On Monday, May 18, kids and their parents can grab their bags when they pick up their school lunches at the five sites where they have been getting food: Robert D. Campbell Junior High School, George Rogers Clark High School, Clark County Preschool and Shearer and Justice elementary schools. Every Monday after that, there will be only one distribution site — near the old Carnegie Library building at College Park.

Groups may drop off items for the activity bags from 10 a.m. to 2 p.m. Monday through Friday at the College Park Gym.

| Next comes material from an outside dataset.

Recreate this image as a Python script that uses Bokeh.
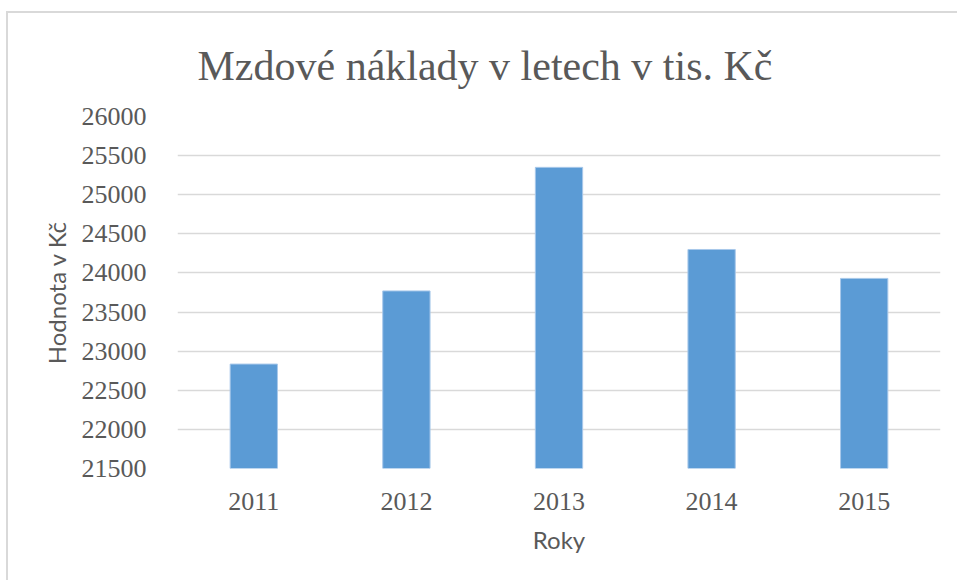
from bokeh.plotting import figure
from bokeh.models import ColumnDataSource, FactorRange, Range1d, SingleIntervalTicker
from bokeh.embed import file_html
from bokeh.resources import INLINE

years = ["2011", "2012", "2013", "2014", "2015"]
values = [22835, 23770, 25350, 24300, 23930]
y_start, y_end, y_step = 21500, 26000, 500

title_text = "Mzdové náklady v letech v tis. Kč"
x_title = "Roky"
y_title = "Hodnota v Kč"

src = ColumnDataSource(data=dict(x=years, top=values, bottom=[y_start] * len(years)))

p = figure(
    width=955, height=569,
    x_range=FactorRange(*years),
    y_range=Range1d(y_start, y_end),
    output_backend="svg", toolbar_location=None,
    min_border_left=169, min_border_right=23,
    min_border_top=0, min_border_bottom=114,
)
p.styles = {"border-top": "2px solid #d9d9d9", "border-left": "2px solid #d9d9d9",
            "margin-top": "11px", "margin-left": "6px"}

p.vbar(x="x", top="top", bottom="bottom", width=0.31, source=src,
       fill_color="#5b9bd5", line_color="#a8c8ea", line_width=1)

p.title.text = title_text
p.title.text_font = "Liberation Serif"
p.title.text_font_size = "42px"
p.title.text_font_style = "normal"
p.title.text_color = "#595959"
p.title.align = "left"
p.title.offset = 20
p.title.padding = dict(top=0, bottom=0, left=0, right=0)
p.title.standoff = 55

p.outline_line_color = None
p.background_fill_color = "white"
p.border_fill_color = "white"

p.xgrid.grid_line_color = None
p.ygrid.grid_line_color = "#d9d9d9"
p.ygrid.grid_line_width = 1.5

p.yaxis.ticker = SingleIntervalTicker(interval=y_step)
for ax in (p.xaxis, p.yaxis):
    ax.axis_line_color = None
    ax.major_tick_line_color = None
    ax.minor_tick_line_color = None
    ax.major_label_text_font = "Liberation Serif"
    ax.major_label_text_font_size = "26px"
    ax.major_label_text_color = "#595959"
    ax.axis_label_text_font = "Lato"
    ax.axis_label_text_font_size = "24px"
    ax.axis_label_text_font_style = "normal"
    ax.axis_label_text_color = "#595959"

p.xaxis.axis_label = x_title
p.yaxis.axis_label = y_title
p.yaxis.major_label_standoff = 25
p.xaxis.major_label_standoff = 18
p.yaxis.axis_label_standoff = 8
p.xaxis.axis_label_standoff = 12

open("out.html", "w").write(file_html(p, INLINE))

Suggested items include glow sticks, glitter, sparklers, smooth stones, Smarties, gummy worms, suckers and other candy, Play Doh, stickers, seed packets, jump ropes, soap bubbles, spray toys (no guns), baby food jars, small toys, chalk, balloons, squeeze balls, bubblegum, graham crackers, goldfish crackers, bags of microwavable popcorn (un-popped) and Kool-Aid drink mix packets.

Among the materials already donated are coloring books and crayons provided by Winchester-Clark County Emergency Management.

Materials should be dropped off by the Wednesday before the Monday when the bags are distributed.

Jackson said one activity that has been discussed is an online story book reading. For the first two weeks, activities will be “virtual.” Eventually, she said, it may be possible for College Park to be open to families for activities provided they socially distance themselves from other families.

Holly Shaver of Central Baptist Church and Parks and Recreation, and Veronica Brown, a teacher with Clark County Public Schools, are heading up the effort that involves many local groups, including churches, school family resource centers, youth protective services and many others.

“We are excited about the donations that are starting to come in,” Shaver said in a post on the group’s Facebook page SIP (Summer Involvement Program) Wednesday afternoon. “Summer can still be fun, even if we are socially distancing.”

Brown thanked those who had stepped up to help pack bags. She said volunteers would have to wear gloves and masks and be limited to four at a time to fill bags unless they were from the same family.